> [TASK PROMPT] Make an exact copy of the entries below with the pictures removed.
___ SUPPLIED RECORDS ___
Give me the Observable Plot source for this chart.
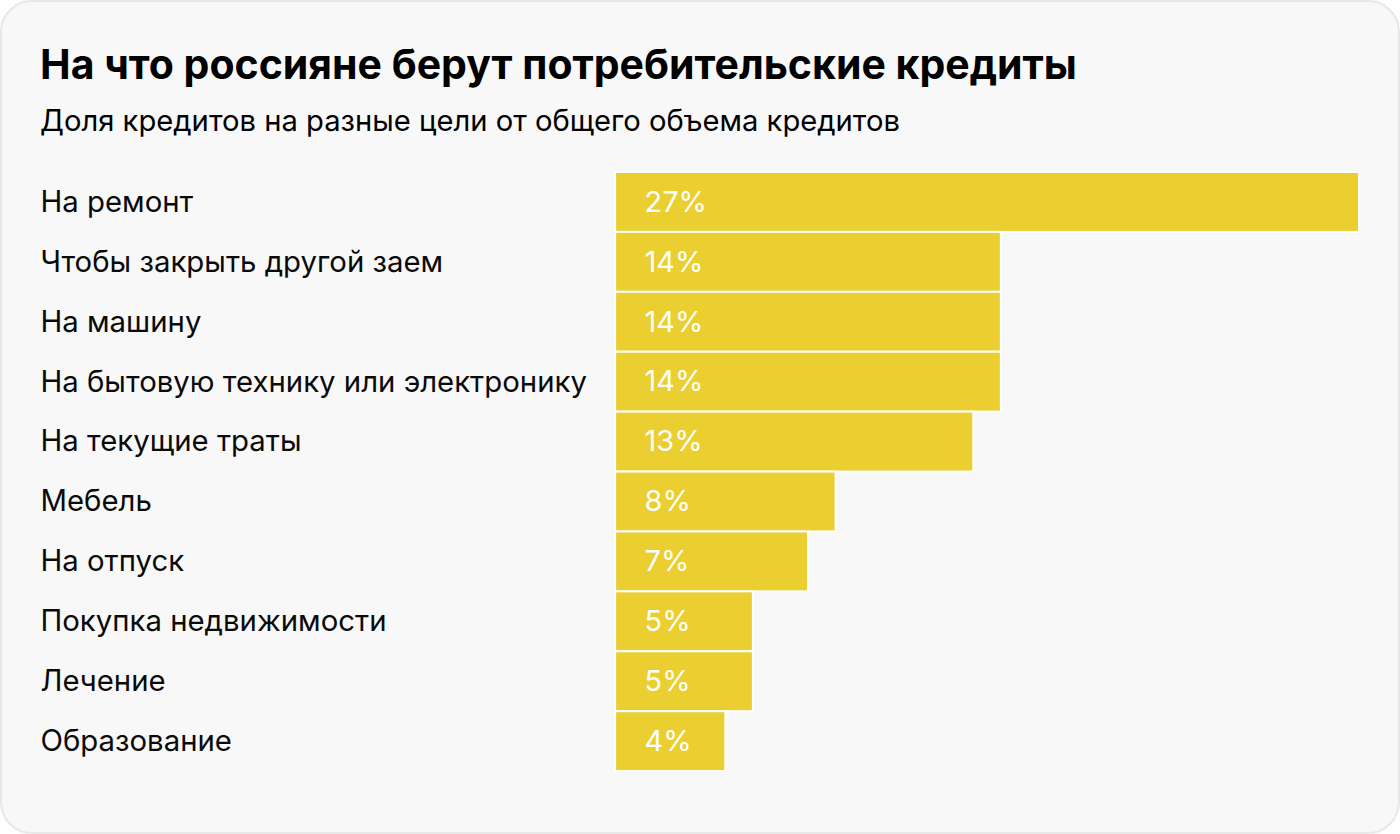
<!DOCTYPE html>
<html>
<head>
<meta charset="utf-8">
<script src="https://cdn.jsdelivr.net/npm/d3@7"></script>
<script src="https://cdn.jsdelivr.net/npm/@observablehq/plot@0.6"></script>
<style>
  html, body { margin: 0; padding: 0; background: #ffffff; }
  body { width: 1400px; height: 834px; position: relative; overflow: hidden; font-family: Inter, "Noto Sans", sans-serif; }
  .card { position: absolute; left: 0; top: 0; width: 1396px; height: 830px; border: 2px solid #e8e8e8; border-radius: 32px; background: #f8f8f8; }
  .title { position: absolute; left: 38px; top: 42px; font-size: 41px; font-weight: 700; color: #000; white-space: nowrap; line-height: 1; }
  .subtitle { position: absolute; left: 38px; top: 104px; font-size: 29.2px; font-weight: 400; color: #000; white-space: nowrap; line-height: 1; }
  #chart { position: absolute; left: -2px; top: 156px; }
</style>
</head>
<body>
<div class="card">
  <div class="title">На что россияне берут потребительские кредиты</div>
  <div class="subtitle">Доля кредитов на разные цели от общего объема кредитов</div>
  <div id="chart"></div>
</div>
<script>
const categories = [
  "На ремонт",
  "Чтобы закрыть другой заем",
  "На машину",
  "На бытовую технику или электронику",
  "На текущие траты",
  "Мебель",
  "На отпуск",
  "Покупка недвижимости",
  "Лечение",
  "Образование"
];
const shares = [27, 14, 14, 14, 13, 8, 7, 5, 5, 4];
const labels = ["27%", "14%", "14%", "14%", "13%", "8%", "7%", "5%", "5%", "4%"];

const data = categories.map((c, i) => ({category: c, value: shares[i], label: labels[i]}));

const chart = Plot.plot({
  width: 1400,
  height: 660,
  marginLeft: 616,
  marginRight: 39,
  marginTop: 14,
  marginBottom: 46,
  style: {background: "transparent", fontFamily: "Inter, 'Noto Sans', sans-serif"},
  x: {domain: [0, 27], axis: null},
  y: {domain: categories, padding: 0, axis: null},
  marks: [
    Plot.barX(data, {x: "value", y: "category", fill: "#ebce2f", stroke: "#ffffff", strokeWidth: 2}),
    Plot.text(data, {x: 0, y: "category", text: "category", textAnchor: "start", dx: -576, fill: "#0a0a0a", fontSize: 29.4}),
    Plot.text(data, {x: 0, y: "category", text: "label", textAnchor: "start", dx: 29, fill: "#ffffff", fontSize: 29})
  ]
});
document.getElementById("chart").appendChild(chart);
</script>
</body>
</html>
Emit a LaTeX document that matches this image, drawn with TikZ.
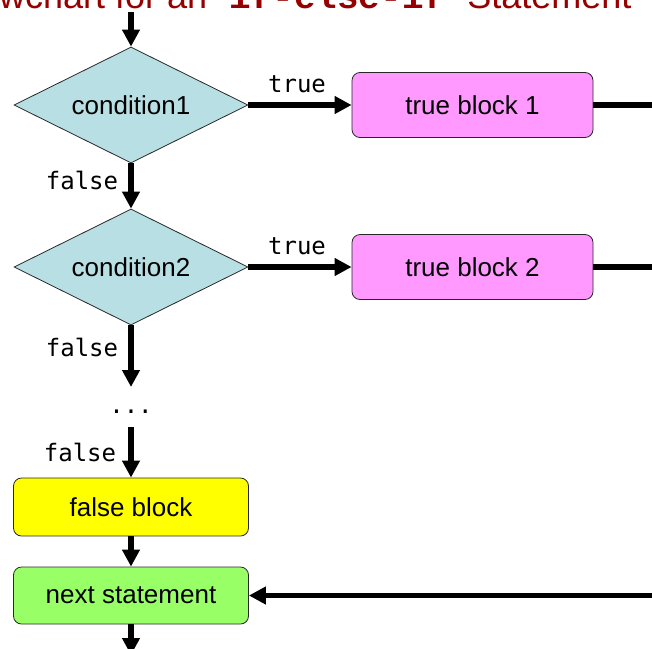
\documentclass[tikz,border=0pt]{standalone}
\usepackage{fontspec}
\setmainfont{Liberation Sans}
\newfontfamily\labelmono{DejaVu Sans Mono}
\newfontfamily\titlemono{Liberation Mono}
\usetikzlibrary{shapes.geometric,arrows.meta}
\definecolor{condfill}{RGB}{184,224,228}
\definecolor{truefill}{RGB}{255,153,255}
\definecolor{falsefill}{RGB}{255,255,0}
\definecolor{nextfill}{RGB}{153,255,102}
\definecolor{titlered}{RGB}{150,0,0}
\definecolor{edgegray}{RGB}{40,40,40}
\begin{document}
\begin{tikzpicture}[x=1pt,y=-1pt,
  cond/.style={diamond, aspect=2, draw=edgegray, line width=0.8pt, fill=condfill,
    minimum width=234pt, minimum height=116pt, inner sep=0pt,
    font=\fontsize{26}{30}\selectfont},
  blockbox/.style={rectangle, rounded corners=8pt, draw=edgegray, line width=0.8pt,
    inner sep=0pt, font=\fontsize{26}{30}\selectfont},
  flow/.style={line width=5.5pt, -{Triangle[width=17pt,length=17pt]}},
  plainflow/.style={line width=5.5pt},
  lbl/.style={font=\labelmono\fontsize{24}{28}\selectfont, inner sep=0pt}
]
\useasboundingbox (0,0) rectangle (652,648);
\clip (0,0) rectangle (652,648);

% title (cut off at the top, as in the picture)
\node[anchor=base west, inner sep=0pt, text=titlered, font=\fontsize{36}{40}\selectfont]
  (title) at (-51,8) {Flowchart for an "{\titlemono\bfseries if-else-if}" Statement};

% nodes
\node[cond] (c1) at (131,105) {condition1};
\node[cond] (c2) at (131,267) {condition2};
\node[blockbox, fill=truefill, minimum width=241pt, minimum height=65pt] (t1) at (472.5,105) {true block 1};
\node[blockbox, fill=truefill, minimum width=241pt, minimum height=65pt] (t2) at (472.5,267) {true block 2};
\node[blockbox, fill=falsefill, minimum width=235pt, minimum height=58pt] (fb) at (131,507) {false block};
\node[blockbox, fill=nextfill, minimum width=235pt, minimum height=57pt] (ns) at (131,595.5) {next statement};
\node[lbl, anchor=base] (dd) at (131,413) {...};

% free ends
\coordinate (topin) at (131,12);
\coordinate (r1) at (662,105);
\coordinate (r2) at (662,267);
\coordinate (rn) at (662,595.5);
\coordinate (a3end) at (131,387);
\coordinate (a4start) at (131,427);
\coordinate (bot) at (131,655);

% labels
\node[lbl] (lt1) at (297,84) {true};
\node[lbl] (lt2) at (297,246) {true};
\node[lbl] (lf1) at (82,180) {false};
\node[lbl] (lf2) at (82,347) {false};
\node[lbl] (lf3) at (80,452) {false};

% connectors
\draw[flow] (topin) -- (c1.north);
\draw[flow] (c1.east) -- (t1.west);
\draw[flow] (c1.south) -- (c2.north);
\draw[flow] (c2.east) -- (t2.west);
\draw[plainflow] (t1.east) -- (r1);
\draw[plainflow] (t2.east) -- (r2);
\draw[flow] (c2.south) -- (a3end);
\draw[flow] (a4start) -- (fb.north);
\draw[flow] (fb.south) -- (ns.north);
\draw[flow] (rn) -- (ns.east);
\draw[flow] (ns.south) -- (bot);
\end{tikzpicture}
\end{document}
___
> [RESPONSE FOR THIS EXERCISE]
Give me the Observable Plot source for this chart.
<!DOCTYPE html>
<html>
<head>
<meta charset="utf-8">
<script src="https://cdn.jsdelivr.net/npm/d3@7"></script>
<script src="https://cdn.jsdelivr.net/npm/@observablehq/plot@0.6"></script>
<style>
  html, body { margin: 0; padding: 0; background: #ffffff; }
  body { width: 1400px; height: 834px; position: relative; overflow: hidden; font-family: Inter, "Noto Sans", sans-serif; }
  .card { position: absolute; left: 0; top: 0; width: 1396px; height: 830px; border: 2px solid #e8e8e8; border-radius: 32px; background: #f8f8f8; }
  .title { position: absolute; left: 38px; top: 42px; font-size: 41px; font-weight: 700; color: #000; white-space: nowrap; line-height: 1; }
  .subtitle { position: absolute; left: 38px; top: 104px; font-size: 29.2px; font-weight: 400; color: #000; white-space: nowrap; line-height: 1; }
  #chart { position: absolute; left: -2px; top: 156px; }
</style>
</head>
<body>
<div class="card">
  <div class="title">На что россияне берут потребительские кредиты</div>
  <div class="subtitle">Доля кредитов на разные цели от общего объема кредитов</div>
  <div id="chart"></div>
</div>
<script>
const categories = [
  "На ремонт",
  "Чтобы закрыть другой заем",
  "На машину",
  "На бытовую технику или электронику",
  "На текущие траты",
  "Мебель",
  "На отпуск",
  "Покупка недвижимости",
  "Лечение",
  "Образование"
];
const shares = [27, 14, 14, 14, 13, 8, 7, 5, 5, 4];
const labels = ["27%", "14%", "14%", "14%", "13%", "8%", "7%", "5%", "5%", "4%"];

const data = categories.map((c, i) => ({category: c, value: shares[i], label: labels[i]}));

const chart = Plot.plot({
  width: 1400,
  height: 660,
  marginLeft: 616,
  marginRight: 39,
  marginTop: 14,
  marginBottom: 46,
  style: {background: "transparent", fontFamily: "Inter, 'Noto Sans', sans-serif"},
  x: {domain: [0, 27], axis: null},
  y: {domain: categories, padding: 0, axis: null},
  marks: [
    Plot.barX(data, {x: "value", y: "category", fill: "#ebce2f", stroke: "#ffffff", strokeWidth: 2}),
    Plot.text(data, {x: 0, y: "category", text: "category", textAnchor: "start", dx: -576, fill: "#0a0a0a", fontSize: 29.4}),
    Plot.text(data, {x: 0, y: "category", text: "label", textAnchor: "start", dx: 29, fill: "#ffffff", fontSize: 29})
  ]
});
document.getElementById("chart").appendChild(chart);
</script>
</body>
</html>
Emit a LaTeX document that matches this image, drawn with TikZ.
\documentclass[tikz,border=0pt]{standalone}
\usepackage{fontspec}
\setmainfont{Liberation Sans}
\newfontfamily\labelmono{DejaVu Sans Mono}
\newfontfamily\titlemono{Liberation Mono}
\usetikzlibrary{shapes.geometric,arrows.meta}
\definecolor{condfill}{RGB}{184,224,228}
\definecolor{truefill}{RGB}{255,153,255}
\definecolor{falsefill}{RGB}{255,255,0}
\definecolor{nextfill}{RGB}{153,255,102}
\definecolor{titlered}{RGB}{150,0,0}
\definecolor{edgegray}{RGB}{40,40,40}
\begin{document}
\begin{tikzpicture}[x=1pt,y=-1pt,
  cond/.style={diamond, aspect=2, draw=edgegray, line width=0.8pt, fill=condfill,
    minimum width=234pt, minimum height=116pt, inner sep=0pt,
    font=\fontsize{26}{30}\selectfont},
  blockbox/.style={rectangle, rounded corners=8pt, draw=edgegray, line width=0.8pt,
    inner sep=0pt, font=\fontsize{26}{30}\selectfont},
  flow/.style={line width=5.5pt, -{Triangle[width=17pt,length=17pt]}},
  plainflow/.style={line width=5.5pt},
  lbl/.style={font=\labelmono\fontsize{24}{28}\selectfont, inner sep=0pt}
]
\useasboundingbox (0,0) rectangle (652,648);
\clip (0,0) rectangle (652,648);

% title (cut off at the top, as in the picture)
\node[anchor=base west, inner sep=0pt, text=titlered, font=\fontsize{36}{40}\selectfont]
  (title) at (-51,8) {Flowchart for an "{\titlemono\bfseries if-else-if}" Statement};

% nodes
\node[cond] (c1) at (131,105) {condition1};
\node[cond] (c2) at (131,267) {condition2};
\node[blockbox, fill=truefill, minimum width=241pt, minimum height=65pt] (t1) at (472.5,105) {true block 1};
\node[blockbox, fill=truefill, minimum width=241pt, minimum height=65pt] (t2) at (472.5,267) {true block 2};
\node[blockbox, fill=falsefill, minimum width=235pt, minimum height=58pt] (fb) at (131,507) {false block};
\node[blockbox, fill=nextfill, minimum width=235pt, minimum height=57pt] (ns) at (131,595.5) {next statement};
\node[lbl, anchor=base] (dd) at (131,413) {...};

% free ends
\coordinate (topin) at (131,12);
\coordinate (r1) at (662,105);
\coordinate (r2) at (662,267);
\coordinate (rn) at (662,595.5);
\coordinate (a3end) at (131,387);
\coordinate (a4start) at (131,427);
\coordinate (bot) at (131,655);

% labels
\node[lbl] (lt1) at (297,84) {true};
\node[lbl] (lt2) at (297,246) {true};
\node[lbl] (lf1) at (82,180) {false};
\node[lbl] (lf2) at (82,347) {false};
\node[lbl] (lf3) at (80,452) {false};

% connectors
\draw[flow] (topin) -- (c1.north);
\draw[flow] (c1.east) -- (t1.west);
\draw[flow] (c1.south) -- (c2.north);
\draw[flow] (c2.east) -- (t2.west);
\draw[plainflow] (t1.east) -- (r1);
\draw[plainflow] (t2.east) -- (r2);
\draw[flow] (c2.south) -- (a3end);
\draw[flow] (a4start) -- (fb.north);
\draw[flow] (fb.south) -- (ns.north);
\draw[flow] (rn) -- (ns.east);
\draw[flow] (ns.south) -- (bot);
\end{tikzpicture}
\end{document}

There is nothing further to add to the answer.